[start Dataset extract]
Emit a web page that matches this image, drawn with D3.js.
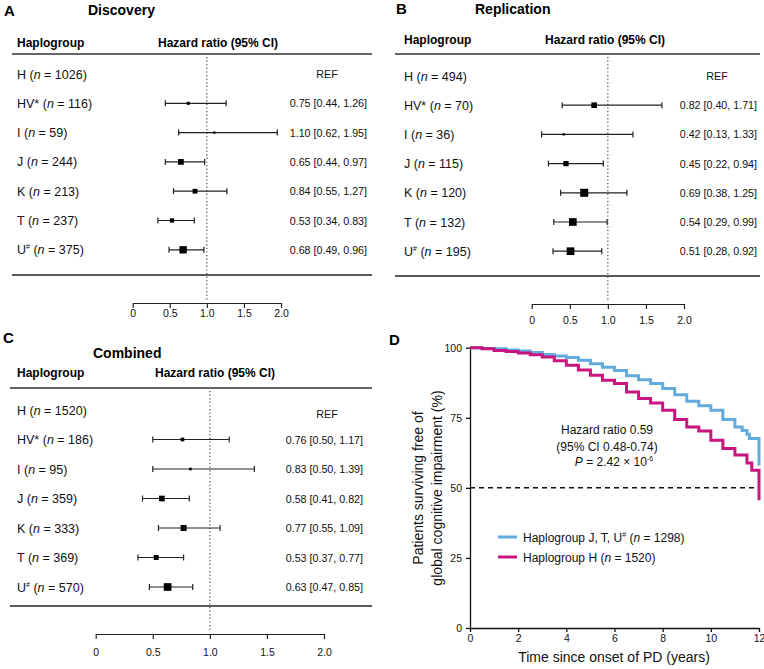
<!DOCTYPE html>
<html>
<head>
<meta charset="utf-8">
<script src="https://cdn.jsdelivr.net/npm/d3@7"></script>
<style>
  body { margin: 0; background: #fff; }
  svg { display: block; font-family: "Liberation Sans", Arial, sans-serif; }
</style>
</head>
<body>
<svg width="764" height="669"></svg>
<script>
"use strict";

// haplogroup rows, shared by the three forest panels
const haplogroups = ["H", "HV*", "I", "J", "K", "T", "U#"];

// A - discovery
const discoveryN = [1026, 116, 59, 244, 213, 237, 375];
const discoveryHR = [null, 0.75, 1.10, 0.65, 0.84, 0.53, 0.68];
const discoveryLo = [null, 0.44, 0.62, 0.44, 0.55, 0.34, 0.49];
const discoveryHi = [null, 1.26, 1.95, 0.97, 1.27, 0.83, 0.96];
const discoveryWeight = [null, 0.38, 0.28, 0.72, 0.6, 0.54, 0.92];

// B - replication
const replicationN = [494, 70, 36, 115, 120, 132, 195];
const replicationHR = [null, 0.82, 0.42, 0.45, 0.69, 0.54, 0.51];
const replicationLo = [null, 0.40, 0.13, 0.22, 0.38, 0.29, 0.28];
const replicationHi = [null, 1.71, 1.33, 0.94, 1.25, 0.99, 0.92];
const replicationWeight = [null, 0.7, 0.28, 0.66, 1.0, 0.96, 0.96];

// C - combined
const combinedN = [1520, 186, 95, 359, 333, 369, 570];
const combinedHR = [null, 0.76, 0.83, 0.58, 0.77, 0.53, 0.63];
const combinedLo = [null, 0.50, 0.50, 0.41, 0.55, 0.37, 0.47];
const combinedHi = [null, 1.17, 1.39, 0.82, 1.09, 0.77, 0.85];
const combinedWeight = [null, 0.46, 0.33, 0.71, 0.75, 0.62, 0.96];

const hrTicks = [0, 0.5, 1, 1.5, 2];

// D - Kaplan-Meier curves (years, % surviving)
const kmTimeJTU = [0, 0.5, 1, 1.5, 2, 2.5, 3, 3.5, 4, 4.5, 5, 5.5, 6, 6.5, 7, 7.5, 8, 8.5, 9, 9.5, 10, 10.5, 11, 11.3, 11.5, 11.6, 12];
const kmSurvJTU = [100, 99.7, 99.6, 99.2, 98.8, 98.3, 97.6, 97, 96.5, 95.5, 94.3, 93, 91.9, 90, 88.6, 87.2, 85.4, 83.2, 80.9, 79.3, 77.7, 74.4, 71.7, 70.5, 69.1, 67.6, 58];
const kmTimeH = [0, 0.5, 1, 1.5, 2, 2.5, 3, 3.5, 4, 4.5, 5, 5.5, 6, 6.5, 7, 7.5, 8, 8.5, 9, 9.5, 10, 10.5, 11, 11.5, 11.7, 12];
const kmSurvH = [100, 99.6, 99, 98.6, 98.1, 97.5, 96.7, 95.3, 93.7, 92, 90.2, 88.4, 87.2, 84.2, 81.9, 80.3, 77.7, 74.4, 71.7, 70.3, 67, 64, 61.7, 58.9, 56.3, 45.6];
const kmLegend = [
  {pre: "Haplogroup J, T, U", sup: "#", n: 1298, color: "#62abdf"},
  {pre: "Haplogroup H", sup: "", n: 1520, color: "#c8157f"}
];
const kmXTicks = [0, 2, 4, 6, 8, 10, 12];
const kmYTicks = [0, 25, 50, 75, 100];

var svg = d3.select("svg");

// row label like  HV* (n = 116) with italic n and superscript #
function rowLabel(sel, name, n) {
  var base = name.replace("#", "");
  sel.append("tspan").text(base);
  if (name.includes("#")) {
    sel.append("tspan").attr("font-size", "7px").attr("dy", -5).text("#");
    sel.append("tspan").attr("dy", 5).text(" (");
  } else {
    sel.append("tspan").text(" (");
  }
  sel.append("tspan").attr("font-style", "italic").text("n");
  sel.append("tspan").text(" = " + n + ")");
}

function fmt(v) { return v.toFixed(2); }

function drawForest(cfg) {
  var g = svg.append("g");
  var x = d3.scaleLinear().domain([0, 2]).range(cfg.xRange);
  var y = function(i) { return cfg.row0 + i * cfg.rowStep; };
  var size = d3.scaleLinear().domain([0, 1]).range([0, 8]);

  g.append("text").attr("x", cfg.letterX).attr("y", cfg.letterY)
    .attr("font-weight", "bold").attr("font-size", "15px").text(cfg.letter);
  g.append("text").attr("x", cfg.titleX).attr("y", cfg.titleY)
    .attr("font-weight", "bold").attr("font-size", "14px").text(cfg.title);

  g.append("text").attr("x", cfg.labelX).attr("y", cfg.headY)
    .attr("font-weight", "bold").attr("font-size", "12px").text("Haplogroup");
  g.append("text").attr("x", cfg.hrHeadX).attr("y", cfg.headY)
    .attr("font-weight", "bold").attr("font-size", "12px").text("Hazard ratio (95% CI)");

  g.append("line").attr("x1", cfg.ruleX[0]).attr("x2", cfg.ruleX[1])
    .attr("y1", cfg.topRule).attr("y2", cfg.topRule)
    .attr("stroke", "#333").attr("stroke-width", 1.5);
  g.append("line").attr("x1", cfg.ruleX[0]).attr("x2", cfg.ruleX[1])
    .attr("y1", cfg.bottomRule).attr("y2", cfg.bottomRule)
    .attr("stroke", "#222").attr("stroke-width", 1.5);

  // reference line at HR = 1
  g.append("line").attr("x1", x(1)).attr("x2", x(1))
    .attr("y1", cfg.topRule + 3).attr("y2", cfg.axisY - 2)
    .attr("stroke", "#444").attr("stroke-width", 1.2)
    .attr("stroke-dasharray", "1.2,2.4");

  var rows = haplogroups.map(function(h, i) {
    return {name: h, n: cfg.n[i], hr: cfg.hr[i], lo: cfg.lo[i], hi: cfg.hi[i], w: cfg.w[i], i: i};
  });

  g.selectAll("text.lab").data(rows).join("text").attr("class", "lab")
    .attr("x", cfg.labelX).attr("y", function(d) { return y(d.i) + 4.5; })
    .attr("font-size", "12.5px").attr("fill", "#111")
    .each(function(d) { rowLabel(d3.select(this), d.name, d.n); });

  g.selectAll("text.val").data(rows).join("text").attr("class", "val")
    .attr("x", function(d) { return d.hr === null ? cfg.refX : cfg.valX; })
    .attr("y", function(d) { return y(d.i) + 4 + (d.hr === null ? cfg.refDy : 0); })
    .attr("text-anchor", function(d) { return d.hr === null ? "middle" : "end"; })
    .attr("font-size", "10.7px").attr("fill", "#111")
    .text(function(d) {
      return d.hr === null ? "REF" : fmt(d.hr) + " [" + fmt(d.lo) + ", " + fmt(d.hi) + "]";
    });

  var est = rows.filter(function(d) { return d.hr !== null; });
  var ci = g.selectAll("g.ci").data(est).join("g").attr("class", "ci")
    .attr("stroke", "#222").attr("stroke-width", 1.2);
  ci.append("line")
    .attr("x1", function(d) { return x(d.lo); }).attr("x2", function(d) { return x(d.hi); })
    .attr("y1", function(d) { return y(d.i); }).attr("y2", function(d) { return y(d.i); });
  ci.append("line")
    .attr("x1", function(d) { return x(d.lo); }).attr("x2", function(d) { return x(d.lo); })
    .attr("y1", function(d) { return y(d.i) - 3; }).attr("y2", function(d) { return y(d.i) + 3; });
  ci.append("line")
    .attr("x1", function(d) { return x(d.hi); }).attr("x2", function(d) { return x(d.hi); })
    .attr("y1", function(d) { return y(d.i) - 3; }).attr("y2", function(d) { return y(d.i) + 3; });
  g.selectAll("rect.box").data(est).join("rect").attr("class", "box")
    .attr("x", function(d) { return x(d.hr) - size(d.w) / 2; })
    .attr("y", function(d) { return y(d.i) - size(d.w) / 2; })
    .attr("width", function(d) { return size(d.w); })
    .attr("height", function(d) { return size(d.w); })
    .attr("fill", "#000");

  var ax = g.append("g").attr("transform", "translate(0," + cfg.axisY + ")")
    .call(d3.axisBottom(x).tickValues(hrTicks).tickSize(5).tickSizeOuter(0)
      .tickPadding(cfg.tickPad)
      .tickFormat(function(d) { return d === 0 ? "0" : d3.format(".1f")(d); }));
  ax.selectAll("text").attr("font-size", "10.5px").attr("fill", "#111")
    .attr("font-family", "Liberation Sans, Arial, sans-serif");
  ax.selectAll("line, path").attr("stroke", "#222").attr("stroke-width", 1.2);
}

drawForest({
  letter: "A", letterX: 4, letterY: 16, title: "Discovery", titleX: 88, titleY: 15,
  labelX: 17, hrHeadX: 158, headY: 47, ruleX: [12, 372], topRule: 54, bottomRule: 275,
  row0: 74, rowStep: 29.3, xRange: [132.7, 281], axisY: 303, tickPad: 2,
  valX: 367, refX: 327, refDy: 0,
  n: discoveryN, hr: discoveryHR, lo: discoveryLo, hi: discoveryHi, w: discoveryWeight
});

drawForest({
  letter: "B", letterX: 396, letterY: 14, title: "Replication", titleX: 475, titleY: 14,
  labelX: 404, hrHeadX: 545, headY: 44, ruleX: [395, 760], topRule: 54, bottomRule: 276,
  row0: 76, rowStep: 29.2, xRange: [531.7, 684], axisY: 304, tickPad: 8,
  valX: 757, refX: 717, refDy: 0,
  n: replicationN, hr: replicationHR, lo: replicationLo, hi: replicationHi, w: replicationWeight
});

drawForest({
  letter: "C", letterX: 3, letterY: 343, title: "Combined", titleX: 93, titleY: 358,
  labelX: 17, hrHeadX: 155, headY: 377, ruleX: [10, 372], topRule: 388, bottomRule: 606,
  row0: 410, rowStep: 29.5, xRange: [95.7, 324], axisY: 634, tickPad: 10,
  valX: 363, refX: 327, refDy: 4,
  n: combinedN, hr: combinedHR, lo: combinedLo, hi: combinedHi, w: combinedWeight
});

// ---- panel D: Kaplan-Meier ----
var gd = svg.append("g");
var kx = d3.scaleLinear().domain([0, 12]).range([470, 759]);
var ky = d3.scaleLinear().domain([0, 100]).range([628, 347.7]);

gd.append("text").attr("x", 389).attr("y", 345)
  .attr("font-weight", "bold").attr("font-size", "15px").text("D");

var xa = gd.append("g").attr("transform", "translate(0,628)")
  .call(d3.axisBottom(kx).tickValues(kmXTicks).tickSize(4).tickSizeOuter(0).tickPadding(3));
var ya = gd.append("g").attr("transform", "translate(470,0)")
  .call(d3.axisLeft(ky).tickValues(kmYTicks).tickSize(4).tickSizeOuter(0).tickPadding(4));
[xa, ya].forEach(function(a) {
  a.selectAll("text").attr("font-size", "10.5px").attr("fill", "#111")
    .attr("font-family", "Liberation Sans, Arial, sans-serif");
  a.selectAll("line, path").attr("stroke", "#111").attr("stroke-width", 1.3);
});

// 50% reference
gd.append("line").attr("x1", kx(0)).attr("x2", kx(12)).attr("y1", ky(50)).attr("y2", ky(50))
  .attr("stroke", "#111").attr("stroke-width", 1.5).attr("stroke-dasharray", "5,4");

var km = d3.line().curve(d3.curveStepAfter)
  .x(function(d) { return kx(d[0]); }).y(function(d) { return ky(d[1]); });
var curves = [
  {pts: d3.zip(kmTimeJTU, kmSurvJTU), color: kmLegend[0].color},
  {pts: d3.zip(kmTimeH, kmSurvH), color: kmLegend[1].color}
];
gd.selectAll("path.km").data(curves).join("path").attr("class", "km")
  .attr("d", function(d) { return km(d.pts); })
  .attr("fill", "none").attr("stroke", function(d) { return d.color; })
  .attr("stroke-width", 3);

// axis titles
gd.append("text").attr("x", 614).attr("y", 662).attr("text-anchor", "middle")
  .attr("font-size", "14px").attr("fill", "#111").text("Time since onset of PD (years)");
var yt = gd.append("text").attr("transform", "translate(423,488) rotate(-90)")
  .attr("text-anchor", "middle").attr("font-size", "14px").attr("fill", "#111");
yt.append("tspan").attr("x", 0).attr("y", 0).text("Patients surviving free of");
yt.append("tspan").attr("x", 0).attr("y", 19).text("global cognitive impairment (%)");

// annotation
var ann = gd.append("text").attr("text-anchor", "middle").attr("font-size", "12px").attr("fill", "#111");
ann.append("tspan").attr("x", 607).attr("y", 434).text("Hazard ratio 0.59");
ann.append("tspan").attr("x", 607).attr("y", 451).text("(95% CI 0.48-0.74)");
var p = gd.append("text").attr("x", 614).attr("y", 466).attr("text-anchor", "middle")
  .attr("font-size", "12px").attr("fill", "#111");
p.append("tspan").attr("font-style", "italic").text("P");
p.append("tspan").text(" = 2.42 × 10");
p.append("tspan").attr("font-size", "7px").attr("dy", -5).text("-6");

// legend
var lg = gd.selectAll("g.leg").data(kmLegend).join("g").attr("class", "leg")
  .attr("transform", function(d, i) { return "translate(498," + (537 + i * 20) + ")"; });
lg.append("line").attr("x1", 0).attr("x2", 19).attr("y1", 0).attr("y2", 0)
  .attr("stroke", function(d) { return d.color; }).attr("stroke-width", 3);
lg.append("text").attr("x", 25).attr("y", 4.5).attr("font-size", "12px").attr("fill", "#111")
  .each(function(d) {
    var t = d3.select(this);
    t.append("tspan").text(d.pre);
    if (d.sup) {
      t.append("tspan").attr("font-size", "7px").attr("dy", -5).text(d.sup);
      t.append("tspan").attr("dy", 5).text(" (");
    } else {
      t.append("tspan").text(" (");
    }
    t.append("tspan").attr("font-style", "italic").text("n");
    t.append("tspan").text(" = " + d.n + ")");
  });
</script>
</body>
</html>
[end Dataset extract]
## Objective
Restate exactly, please, only the lines between the start of the data and the line containing "const hrTicks = [0, 0.5, 1, 1.5, 2];", both ends included, skipping the pictures.

## Expected output
Emit a web page that matches this image, drawn with D3.js.
<!DOCTYPE html>
<html>
<head>
<meta charset="utf-8">
<script src="https://cdn.jsdelivr.net/npm/d3@7"></script>
<style>
  body { margin: 0; background: #fff; }
  svg { display: block; font-family: "Liberation Sans", Arial, sans-serif; }
</style>
</head>
<body>
<svg width="764" height="669"></svg>
<script>
"use strict";

// haplogroup rows, shared by the three forest panels
const haplogroups = ["H", "HV*", "I", "J", "K", "T", "U#"];

// A - discovery
const discoveryN = [1026, 116, 59, 244, 213, 237, 375];
const discoveryHR = [null, 0.75, 1.10, 0.65, 0.84, 0.53, 0.68];
const discoveryLo = [null, 0.44, 0.62, 0.44, 0.55, 0.34, 0.49];
const discoveryHi = [null, 1.26, 1.95, 0.97, 1.27, 0.83, 0.96];
const discoveryWeight = [null, 0.38, 0.28, 0.72, 0.6, 0.54, 0.92];

// B - replication
const replicationN = [494, 70, 36, 115, 120, 132, 195];
const replicationHR = [null, 0.82, 0.42, 0.45, 0.69, 0.54, 0.51];
const replicationLo = [null, 0.40, 0.13, 0.22, 0.38, 0.29, 0.28];
const replicationHi = [null, 1.71, 1.33, 0.94, 1.25, 0.99, 0.92];
const replicationWeight = [null, 0.7, 0.28, 0.66, 1.0, 0.96, 0.96];

// C - combined
const combinedN = [1520, 186, 95, 359, 333, 369, 570];
const combinedHR = [null, 0.76, 0.83, 0.58, 0.77, 0.53, 0.63];
const combinedLo = [null, 0.50, 0.50, 0.41, 0.55, 0.37, 0.47];
const combinedHi = [null, 1.17, 1.39, 0.82, 1.09, 0.77, 0.85];
const combinedWeight = [null, 0.46, 0.33, 0.71, 0.75, 0.62, 0.96];

const hrTicks = [0, 0.5, 1, 1.5, 2];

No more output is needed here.